Mortgages and Loans are not similar, people often confuse them as being the same thing. A mortgage is an immovable property like a house, land, or other real estate, which can be used as collateral to secure a loan. On the other hand, a loan is money borrowed from banks or financial institutions for various kinds of requirements, it may be collateral-free or secured.
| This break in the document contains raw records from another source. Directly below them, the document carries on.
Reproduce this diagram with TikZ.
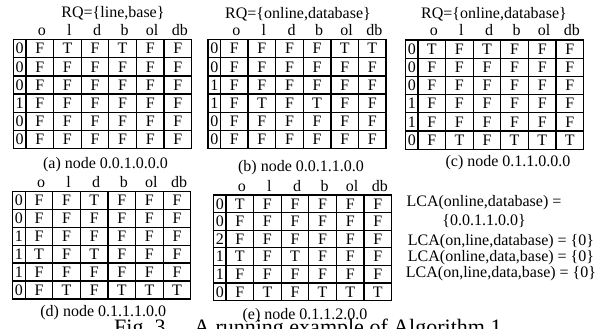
\documentclass[tikz,border=0pt]{standalone}
\usepackage{fontspec}
\setmainfont{Liberation Serif}
\tikzset{
  gridline/.style={line width=1.3pt, black},
  cell/.style={inner sep=0pt, font=\fontsize{16}{18}\selectfont},
  colhead/.style={inner sep=0pt, anchor=base, font=\fontsize{16}{18}\selectfont},
  subcap/.style={inner sep=0pt, anchor=base, font=\fontsize{16}{18}\selectfont},
  plain/.style={inner sep=0pt, anchor=base, font=\fontsize{16}{18}\selectfont},
  figcap/.style={inner sep=0pt, anchor=base west, font=\fontsize{22}{24}\selectfont},
}
% flag table: #1 name, #2 left, #3 top, #4 row height, #5 rows (label/o/l/d/b/ol/db)
\newcommand\flagtable[5]{%
  \begin{scope}[shift={(#2,#3)}]
    \draw[gridline] (0,0) rectangle (178.1,{6*#4});
    \foreach \k in {1,...,5} \draw[gridline] (0,{\k*#4}) -- (178.1,{\k*#4});
    \foreach \k in {0,...,5} \draw[gridline] ({12.5+27.6*\k},0) -- ({12.5+27.6*\k},{6*#4});
    \foreach \h [count=\k] in {o,l,d,b,ol,db}
      \node[colhead] (#1-h\k) at ({14.5+27.6*(\k-0.5)},-4) {\h};
    \foreach \lab/\ca/\cb/\cc/\cd/\ce/\cf [count=\j] in {#5} {
      \node[cell] (#1-\j-0) at (6.25,{(\j-0.5)*#4}) {\lab};
      \foreach \v [count=\k] in {\ca,\cb,\cc,\cd,\ce,\cf}
        \node[cell] (#1-\j-\k) at ({12.5+27.6*(\k-0.5)},{(\j-0.5)*#4}) {\v};
    }
  \end{scope}}
\begin{document}
\begin{tikzpicture}[x=1pt,y=-1pt]
\useasboundingbox (0,0) rectangle (605,329);
\fill[white] (0,0) rectangle (605,329);

% top row
\node[plain] (rq-a) at (113,18) {RQ=\{line,base\}};
\node[plain] (rq-b) at (298,18.5) {RQ=\{online,database\}};
\node[plain] (rq-c) at (494,19) {RQ=\{online,database\}};

\flagtable{ta}{13.5}{39.5}{18.2}{0/F/T/F/T/F/F, 0/F/F/F/F/F/F, 0/F/F/F/F/F/F,
  1/F/F/F/F/F/F, 0/F/F/F/F/F/F, 0/F/F/F/F/F/F}
\flagtable{tb}{208}{39.5}{18.2}{0/F/F/F/F/T/T, 0/F/F/F/F/F/F, 1/F/F/F/F/F/F,
  1/F/T/F/T/F/F, 0/F/F/F/F/F/F, 0/F/F/F/F/F/F}
\flagtable{tc}{405.5}{40}{18.2}{0/T/F/T/F/F/F, 0/F/F/F/F/F/F, 0/F/F/F/F/F/F,
  1/F/F/F/F/F/F, 1/F/F/F/F/F/F, 0/F/T/F/T/T/T}

\node[subcap] (cap-a) at (105.5,168) {(a) node 0.0.1.0.0.0};
\node[subcap] (cap-b) at (301,171) {(b) node 0.0.1.1.0.0};
\node[subcap] (cap-c) at (508,166) {(c) node 0.1.1.0.0.0};

% bottom row
\flagtable{td}{12.7}{191.5}{17.9}{0/F/F/T/F/F/F, 0/F/F/F/F/F/F, 1/F/F/F/F/F/F,
  1/T/F/T/F/F/F, 1/F/F/F/F/F/F, 0/F/T/F/T/T/T}
\flagtable{te}{213.5}{195}{17.6}{0/T/F/F/F/F/F, 0/F/F/F/F/F/F, 2/F/F/F/F/F/F,
  1/T/F/T/F/F/F, 1/F/F/F/F/F/F, 0/F/T/F/T/T/T}

\node[subcap] (cap-d) at (103.3,316) {(d) node 0.1.1.1.0.0};
\node[subcap] (cap-e) at (305,319) {(e) node 0.1.1.2.0.0};

% LCA results
\node[plain] (lca1) at (484,206) {LCA(online,database) =};
\node[plain] (lca1b) at (484,225) {\{0.0.1.1.0.0\}};
\node[plain] (lca2) at (501,245) {LCA(on,line,database) = \{0\}};
\node[plain] (lca3) at (501,261) {LCA(online,data,base) = \{0\}};
\node[plain] (lca4) at (501,277) {LCA(on,line,data,base) = \{0\}};

% figure caption
\node[figcap] (fig) at (114,334) {Fig.~3.\hspace{1.05em}A running example of Algorithm 1.};
\end{tikzpicture}
\end{document}
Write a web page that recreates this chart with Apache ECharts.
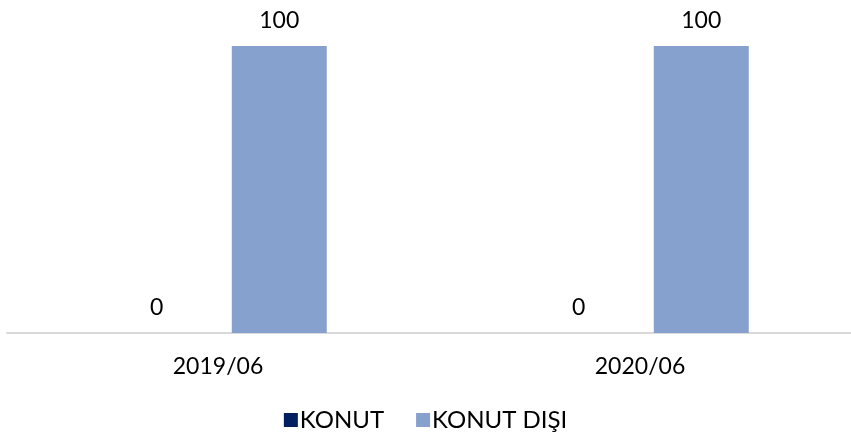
<!DOCTYPE html>
<html>
<head>
<meta charset="utf-8">
<script src="https://cdn.jsdelivr.net/npm/echarts@6/dist/echarts.min.js"></script>
<style>
	html, body { margin: 0; padding: 0; background: #fff; }
	#chart { width: 851px; height: 440px; }
</style>
</head>
<body>
<div id="chart"></div>
<script>
const categories = ['2019/06', '2020/06'];
const konut = [0, 0];
const konutDisi = [100, 100];

const labelFont = { fontFamily: 'Lato', fontSize: 23, color: '#000' };

const getOption = () => {
	return {
		animation: false,
		grid: { left: 7, right: 0, top: 46, bottom: 107 },
		legend: {
			bottom: 3,
			left: 'center',
			itemWidth: 14,
			itemHeight: 14,
			itemGap: 32,
			icon: 'rect',
			textStyle: { fontFamily: 'Lato', fontSize: 24, color: '#000', padding: [0, 0, 0, -3] },
			data: ['KONUT', 'KONUT DIŞI']
		},
		xAxis: {
			type: 'category',
			data: categories,
			axisLine: { lineStyle: { color: '#d9d9d9', width: 2 } },
			axisTick: { show: false },
			axisLabel: Object.assign({ margin: 22 }, labelFont)
		},
		yAxis: {
			type: 'value',
			min: 0,
			max: 100,
			show: false,
			splitLine: { show: false }
		},
		series: [
			{
				name: 'KONUT',
				type: 'bar',
				data: konut,
				barWidth: 95,
				barGap: '29%',
				itemStyle: { color: '#002060' },
				label: Object.assign({ show: true, position: 'top', distance: 14 }, labelFont)
			},
			{
				name: 'KONUT DIŞI',
				type: 'bar',
				data: konutDisi,
				barWidth: 95,
				itemStyle: { color: '#86A1CE' },
				label: Object.assign({ show: true, position: 'top', distance: 14 }, labelFont)
			}
		]
	};
};

const chart = echarts.init(document.getElementById('chart'));
chart.setOption(getOption());
</script>
</body>
</html>
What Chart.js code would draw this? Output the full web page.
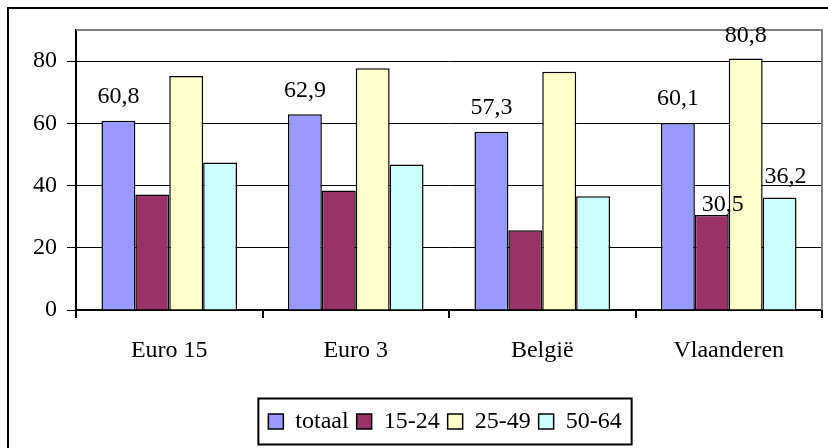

A loan is a relationship between the creditor, that is, the lender, and the debtor, that is, the borrower, and a mortgage is a type of loan, it comes under the category of types of loans. A mortgage is a secured loan, in which collateral is placed with the creditor to get the loan.

Types of Mortgages-

  • Fixed-rate Mortgages: These are large loans, that can be repaid over a long period. These kinds have a fixed rate of interest, which can be changed only on the refinancing of the initial loan. Under this category, a vast majority of home loans can be seen.
  • Reverse Mortgages: In this, the borrowing of money is on monthly basis, the entire amount is divided in installments and the lender gives the borrower those installments every month.
  • English Mortgages: In this, the borrower has to make the property in the name of the lender, with the legal agreement of having it back in his name once the loan is repaid completely.
  • Equitable Mortgages: In this, the title deed of the property as collateral is given to the lender. This is done to secure the property.
  • Usufructuary Mortgages: In this, the lender can put the property on rent or use it for other purposes, during the loan period. But main rights remain with the borrower only.
  • Balloon Mortgages: This has a fixed rate of interest which can be paid for a fixed period with small payments.
  • Variable-Rate Mortgages: This kind of mortgage offers a lower rate of interest in comparison to fixed-rate mortgages.
  • Anomalous Mortgages: This is a mixture of all other types of mortgages.

The Mortgage Process-

The borrowers would apply to one or more mortgage lenders. Then the lender would look into the borrower’s capability of repaying the loan, which includes the borrower’s bank statements, current employment status, and tax returns. If the application gets approved, the lender will give a certain amount of money for a loan to the borrower with a fixed rate of interest. Once both the lender and the borrower agree on all the terms, they come to a closing. After the closing, the borrower makes a down payment to the lender.

Closing thoughts-

In this era of real-estate being at a rapid increase, having a house or investing in a property is what most people do early in their lives. Mortgage loans can be essential for this home buying process and in French mortgage means ‘death pledge’, which means they die once they are fully repaid.